En officialisant la date de la tenue du dixième congrès du FLN, ainsi que celle de la session extraordinaire de son comité central, le secrétaire général Amar Saâdani vient de prouver indirectement que le projet de révision de la Constitution sera, une énième fois, reporté.
Lui qui avait associé la tenue des travaux de son congrès à l’issue de la révision de la Loi fondamentale. Depuis des mois, Saâdani criait sur tous les toits que le congrès du FLN aurait lieu après la fin des débats et la promulgation de la nouvelle Constitution par les deux chambres parlementaires.
D’ailleurs, certains observateurs avaient expliqué l’échec de l’initiative du FFS sur la conférence du consensus, en raison du refus des partis de « l’allégeance », par la volonté du chef de l’Etat de lancer, avant la fin du premier semestre 2015, son projet de révision de la Constitution.
Certains chefs de parti politique réputés proches du clan présidentiel, comme Abdelkader Bensalah, lançaient dans leurs sorties médiatiques que cette révision est « imminente » et qu’elle sera « pour bientôt ».
D’autres personnalités, patrons d’institutions nationales, déclaraient publiquement qu’elles ont reçu des copies du texte en question et que le débat sur la révision ou « l’enrichissement », pour reprendre leurs propres termes, sera lancé d’ici peu.

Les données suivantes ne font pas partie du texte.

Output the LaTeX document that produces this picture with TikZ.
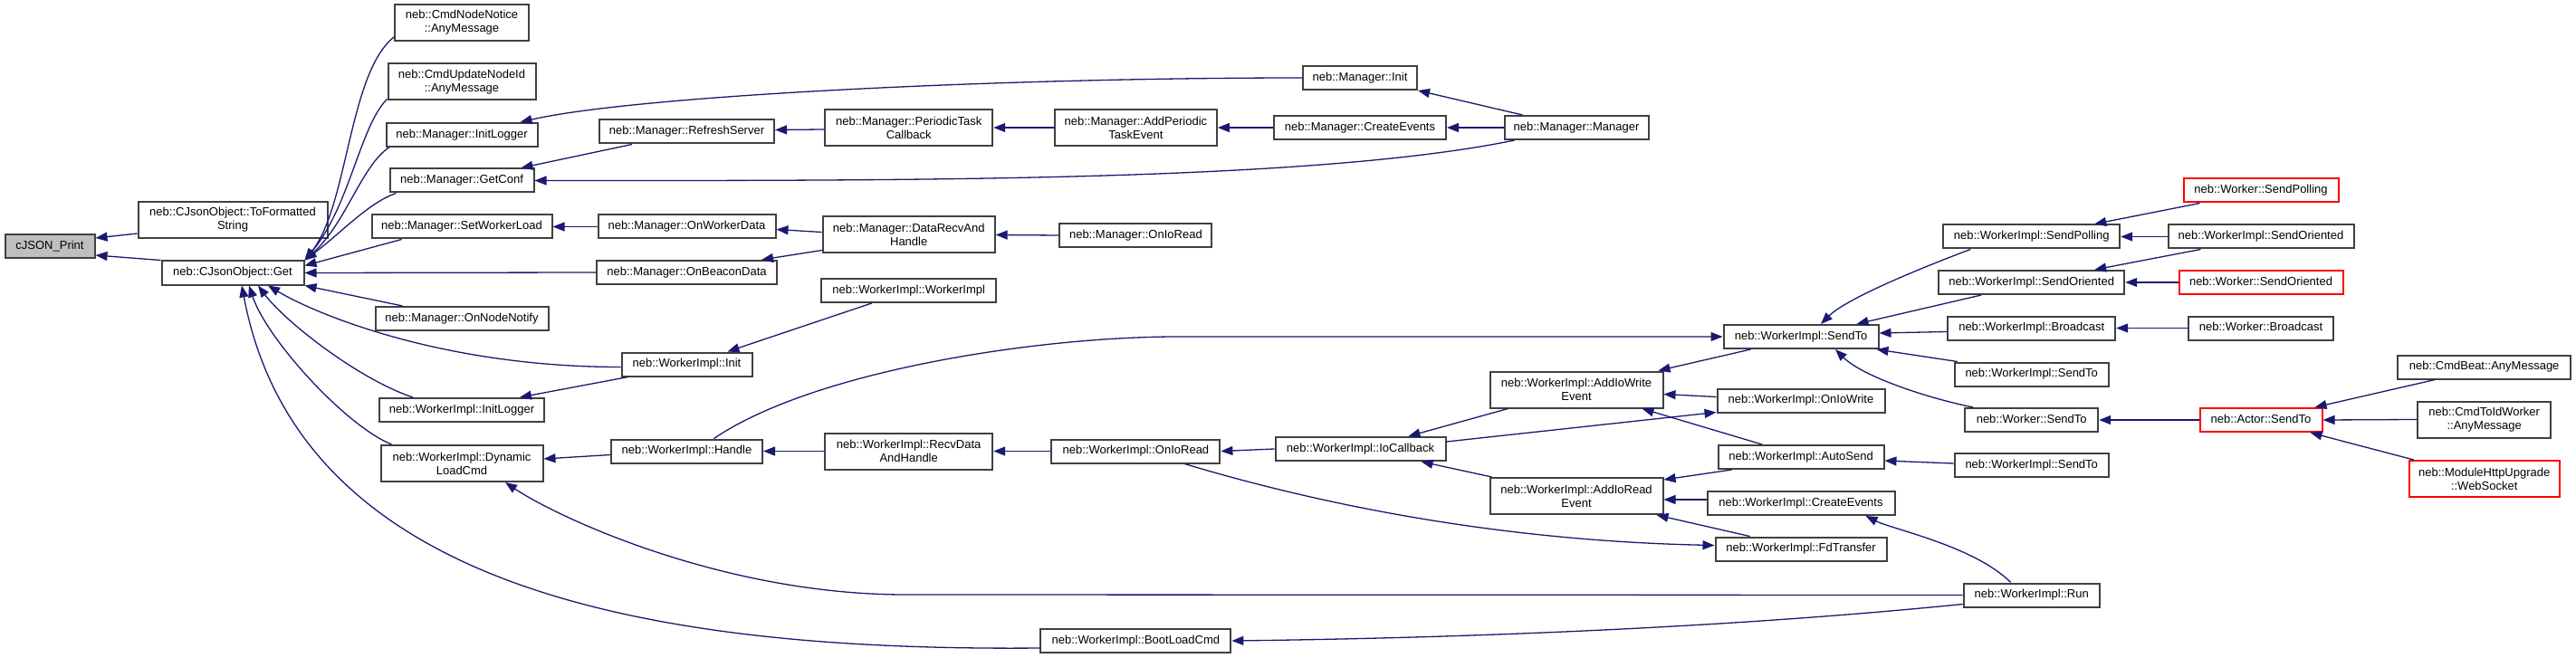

Même des leaders de l’opposition avaient réglé leurs montres et leurs stratégies sur l’éventualité des plus probables d’une révision avant le mois de ramadhan, dont le début aura lieu, selon les indications du calendrier lunaire, les 17 ou 18 juin prochain.
Alors que tout le monde s’attendait à une déclaration officielle de Bouteflika annonçant un avant-projet de cette révision, voilà que celle-ci devient, en fin de compte, un sujet récurrent, un simple prétexte ou une ruse politique, pour ne pas dire une manœuvre tactique pour contourner l’impasse politique et la radicalisation systémique que l’opposition brandit inlassablement.
Il est d’ailleurs curieux de constater que les derniers messages de Bouteflika, lus dans des circonstances ou des cérémonies officielles, comme la commémoration du cessez-le-feu du 19 mars 1962 ou la nationalisation des hydrocarbures le 24 février 1971, ainsi que l’occasion de l’anniversaire de Youm el Ilm et l’ouverture à Constantine des festivités de l’année de la culture arabe, ne contiennent aucune indication sur un possible réaménagement de la Constitution.
Aucune ligne, aucune phrase ne sont venues trahir la pensée ou les intentions réelles de Bouteflika. Cela avait étonné certains analystes, qui expliquaient que tous les messages ou communiqués précédents, depuis son investiture à la mi-avril 2014, contiennent sa volonté de réviser tout ou en partie ce texte fondamental.
Plus qu’une promesse, qui date de son discours d’avril 2011 au début des révoltes arabes, plus qu’une réforme politique majeure qui tranche avec celle d’octobre 2008, la révision de la Constitution chez Bouteflika semble être une longue histoire sombre, secrète, passionnelle.
Quel est ce grain de sel qui fait capoter la machine de la révision ? Pourquoi ce chantier d’envergure bute-t-il depuis des années sur des « énigmes ? » Comment expliquer que quatre rapports et synthèses ont été finalisés sur une mouture, mais jamais divulgués ou adoptés ?
En effet, il y a eu la commission Abdelkader Bensalah, suivie des consultations officieuses du Premier ministre Sellal, puis de la commission « technique » dite de Kerdoun, un éminent constitutionnaliste, et enfin les tractations du chef de cabinet à la Présidence, Ahmed Ouyahia.
Jamais une révision de la Constitution n’a connu un pareil enrichissement, des débats aussi intenses et des propositions de toute la classe politique, de toutes les mouvances idéologiques et de toutes les sensibilités.
Alors, pourquoi tant de retards et d’ajournements ?
Nombre d’observateurs estiment que si la révision n’a pas lieu avant la prochaine rentrée sociale, elle pourrait bien être décalée vers le début de l’année 2016, si encore elle demeure une nécessité politique. Car, d’ici là beaucoup de choses risquent de survenir. Bien que tout le monde sait que le problème de cette obsédante révision de la Constitution n’est nullement une question de calendrier ou d’agenda.